Recuerdo que apuntó: “Fue un gesto que tuvieron (los cubanos) que bajó mucho la tensión”. Sin embargo, no sabía cuándo fue habilitado. Pero recuerdo bien el elogio: “Son profesionales”.
Tiempos después le hago el cuento al ministro portugués, ya fuera del gobierno, y me sorprende: “Sé lo que hiciste, me llamaron a confirmar que te conocía antes que te entrevistaras con él. Claro que dije que sí, pero que no tenía idea qué le ibas a preguntar”. Apenas contesté que hablamos de Irak. De lo demás, se entera hora.
Rumsfeld fue, quizá, uno de los burócratas más disciplinados de los gobiernos por donde pasó, pero tenía su carácter. Sus peleas con el exvicepresidente Dick Cheneyfueron legendarias y vinieron desde que ambos trabajaron en la administración de Gerald Ford. Si Cheney se lleva los laureles de haber sido el gran arquitecto de la caída de Sadam Hussein, Rumsfeld fue alguien muy fiel a su gente por su preocupación por la seguridad de las tropas en el campo de batalla.

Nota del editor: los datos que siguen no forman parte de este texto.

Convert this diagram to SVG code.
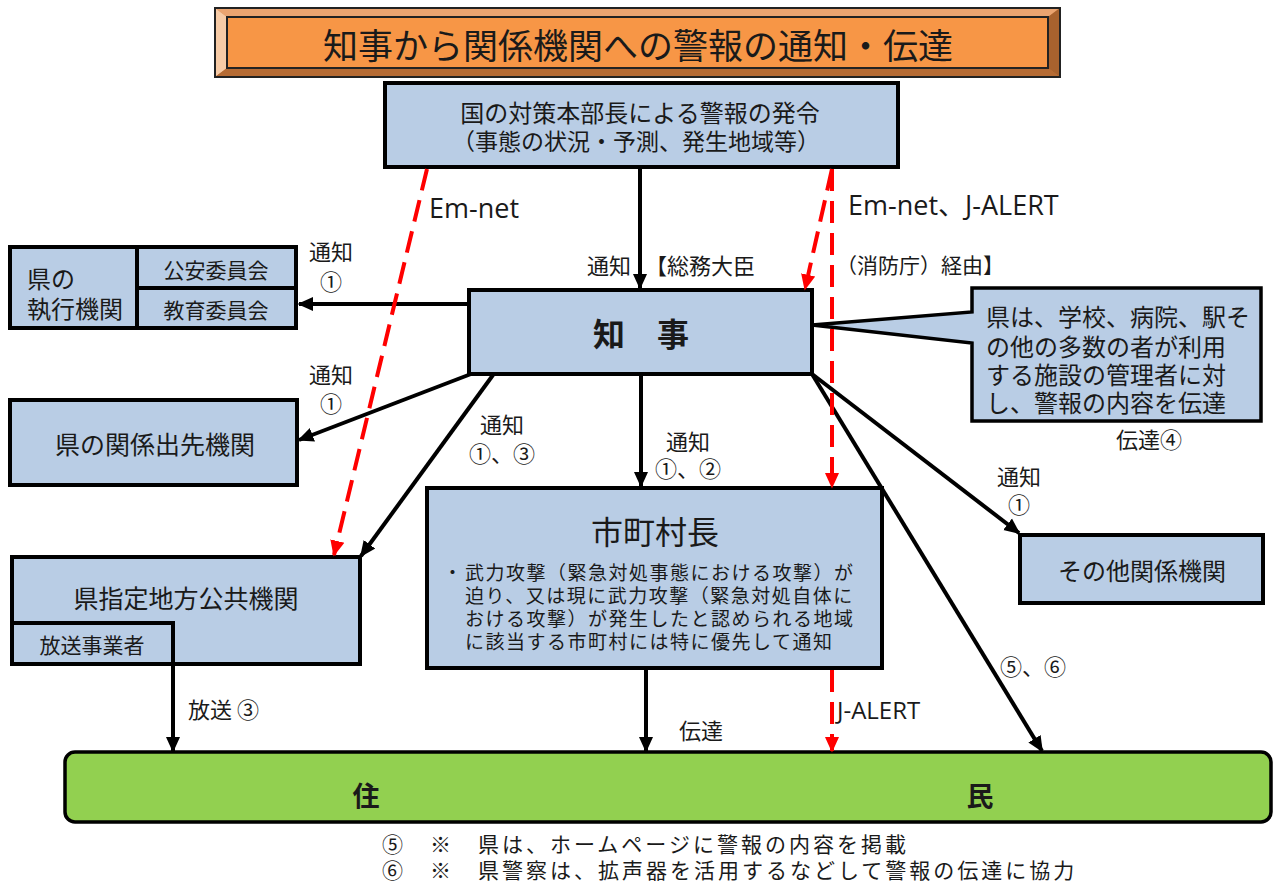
<svg xmlns="http://www.w3.org/2000/svg" width="1274" height="886" viewBox="0 0 1274 886">
<style>
text{font-family:"Noto Sans CJK JP","Noto Sans",sans-serif;fill:#1a1a1a;dominant-baseline:central}
.lat{font-family:"Open Sans","Noto Sans CJK JP",sans-serif}
.box{fill:#B9CDE5;stroke:#000;stroke-width:4}
.ln{stroke:#000;stroke-width:4;fill:none}
.red{stroke:#FF0000;stroke-width:4;fill:none;stroke-dasharray:22 10}
.m{text-anchor:middle}
.bul{font-size:19px;letter-spacing:1.5px}
.note{font-size:21px;letter-spacing:3px}
</style>
<defs>
<marker id="ah" viewBox="0 0 10 10" refX="9" refY="5" markerWidth="16" markerHeight="16" markerUnits="userSpaceOnUse" orient="auto"><path d="M0,0.5 L10,5 L0,9.5 z" fill="#000"/></marker>
<marker id="ahr" viewBox="0 0 10 10" refX="9" refY="5" markerWidth="16" markerHeight="16" markerUnits="userSpaceOnUse" orient="auto"><path d="M0,0.5 L10,5 L0,9.5 z" fill="#FF0000"/></marker>
</defs>
<rect width="1274" height="886" fill="#fff"/>

<g id="title">
<rect x="215" y="8" width="845" height="69" fill="#C47A45" stroke="#222" stroke-width="2"/>
<polygon points="215,8 1060,8 1048,17 227,17" fill="#EBA470"/>
<polygon points="215,8 227,17 227,68 215,77" fill="#F7CBA6"/>
<polygon points="1060,8 1060,77 1048,68 1048,17" fill="#A8622E"/>
<polygon points="215,77 1060,77 1048,68 227,68" fill="#B56B34"/>
<rect x="215" y="8" width="845" height="69" fill="none" stroke="#222" stroke-width="2"/>
<rect x="227" y="17" width="821" height="51" fill="#F79646" stroke="#222" stroke-width="2"/>
<text x="638" y="43" class="m" font-size="35">知事から関係機関への警報の通知・伝達</text>
</g>

<g id="hq">
<rect x="385" y="83" width="513" height="84" class="box"/>
<text x="640" y="111" class="m" font-size="24">国の対策本部長による警報の発令</text>
<text x="636" y="140" class="m" font-size="23">（事態の状況・予測、発生地域等）</text>
</g>

<g id="governor">
<rect x="469" y="290" width="343" height="84" class="box"/>
<text x="641" y="332" class="m" font-size="32" font-weight="bold">知　事</text>
</g>

<g id="executive">
<rect x="10" y="247" width="286" height="81" class="box"/>
<line x1="137" y1="247" x2="137" y2="328" class="ln"/>
<line x1="137" y1="288" x2="296" y2="288" class="ln"/>
<text x="27" y="277" font-size="24">県の</text>
<text x="27" y="307" font-size="24">執行機関</text>
<text x="216" y="269" class="m" font-size="21">公安委員会</text>
<text x="216" y="309" class="m" font-size="21">教育委員会</text>
</g>

<g id="branch">
<rect x="10" y="400" width="287" height="85" class="box"/>
<text x="155" y="443" class="m" font-size="25">県の関係出先機関</text>
</g>

<g id="designated">
<rect x="12" y="557" width="348" height="107" class="box"/>
<text x="186" y="597" class="m" font-size="25">県指定地方公共機関</text>
<rect x="12" y="623" width="161" height="41" class="box"/>
<text x="92" y="644" class="m" font-size="21">放送事業者</text>
</g>

<g id="mayor">
<rect x="427" y="488" width="455" height="180" class="box"/>
<text x="655" y="530" class="m" font-size="32">市町村長</text>
<text x="443" y="571" class="bul">・</text>
<text x="465" y="571" class="bul">武力攻撃（緊急対処事態における攻撃）が</text>
<text x="465" y="594" class="bul">迫り、又は現に武力攻撃（緊急対処自体に</text>
<text x="465" y="617" class="bul">おける攻撃）が発生したと認められる地域</text>
<text x="465" y="640" class="bul">に該当する市町村には特に優先して通知</text>
</g>

<g id="facilities">
<path d="M972,288 H1261 V421 H972 V343 L812,325 L972,312 Z" fill="#B9CDE5" stroke="#000" stroke-width="3.5" stroke-linejoin="miter"/>
<text x="986" y="315" font-size="24">県は、学校、病院、駅そ</text>
<text x="986" y="345" font-size="24">の他の多数の者が利用</text>
<text x="986" y="373" font-size="24">する施設の管理者に対</text>
<text x="986" y="401" font-size="24">し、警報の内容を伝達</text>
</g>

<g id="others">
<rect x="1020" y="535" width="243" height="68" class="box"/>
<text x="1142" y="569" class="m" font-size="24">その他関係機関</text>
</g>

<g id="residents">
<rect x="65" y="752" width="1206" height="70" rx="10" fill="#92D050" stroke="#000" stroke-width="3.5"/>
<text x="366" y="794" class="m" font-size="27" font-weight="bold">住</text>
<text x="980" y="794" class="m" font-size="27" font-weight="bold">民</text>
</g>

<g id="connectors">
<line x1="640" y1="169" x2="640" y2="288" class="ln" marker-end="url(#ah)"/>
<line x1="469" y1="304" x2="299" y2="304" class="ln" marker-end="url(#ah)"/>
<line x1="471" y1="374" x2="299" y2="440" class="ln" marker-end="url(#ah)"/>
<line x1="493" y1="375" x2="361" y2="556" class="ln" marker-end="url(#ah)"/>
<line x1="641" y1="376" x2="641" y2="486" class="ln" marker-end="url(#ah)"/>
<line x1="812" y1="374" x2="1019" y2="533" class="ln" marker-end="url(#ah)"/>
<line x1="812" y1="374" x2="1042" y2="751" class="ln" marker-end="url(#ah)"/>
<line x1="173" y1="664" x2="173" y2="751" class="ln" marker-end="url(#ah)"/>
<line x1="646" y1="670" x2="646" y2="751" class="ln" marker-end="url(#ah)"/>
<line x1="427" y1="169" x2="334" y2="555" class="red" marker-end="url(#ahr)"/>
<line x1="832" y1="169" x2="805" y2="289" class="red" marker-end="url(#ahr)"/>
<line x1="832" y1="169" x2="832" y2="487" class="red" marker-end="url(#ahr)"/>
<line x1="832" y1="670" x2="832" y2="751" class="red" marker-end="url(#ahr)"/>
</g>

<g id="labels">
<text x="429" y="207" class="lat" font-size="27">Em-net</text>
<text x="848" y="204" class="lat" font-size="27">Em-net、J-ALERT</text>
<text x="587" y="264" font-size="22">通知</text>
<text x="645" y="264" font-size="22">【総務大臣</text>
<text x="836" y="264" font-size="21">（消防庁）経由】</text>
<text x="331" y="250" class="m" font-size="22">通知</text>
<text x="331" y="280" class="m" font-size="22">①</text>
<text x="331" y="373" class="m" font-size="22">通知</text>
<text x="331" y="402" class="m" font-size="22">①</text>
<text x="502" y="423" class="m" font-size="22">通知</text>
<text x="502" y="452" class="m" font-size="22">①、③</text>
<text x="688" y="440" class="m" font-size="22">通知</text>
<text x="688" y="467" class="m" font-size="22">①、②</text>
<text x="1116" y="438" font-size="22">伝達④</text>
<text x="1019" y="475" class="m" font-size="22">通知</text>
<text x="1019" y="503" class="m" font-size="22">①</text>
<text x="1000" y="665" font-size="22">⑤、⑥</text>
<text x="188" y="708" font-size="22">放送 ③</text>
<text x="679" y="729" font-size="22">伝達</text>
<text x="837" y="709" class="lat" font-size="24">J-ALERT</text>
</g>

<g id="notes">
<text x="382" y="843" class="note">⑤　※　県は、ホームページに警報の内容を掲載</text>
<text x="382" y="869" class="note">⑥　※　県警察は、拡声器を活用するなどして警報の伝達に協力</text>
</g>
</svg>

Pero ambos estuvieron de acuerdo en algo: mintieron a más no poder para justificar un conflicto que no tenía justificación. Dijeron que habían armas de destrucción masiva escondidas en Irak, que nadie encontró jamás, y el mundo se tragó el cuento en ese momento. Y esa “jugarreta”, que costó tantas vidas y dolor, es algo que no resulta fácil de borrar.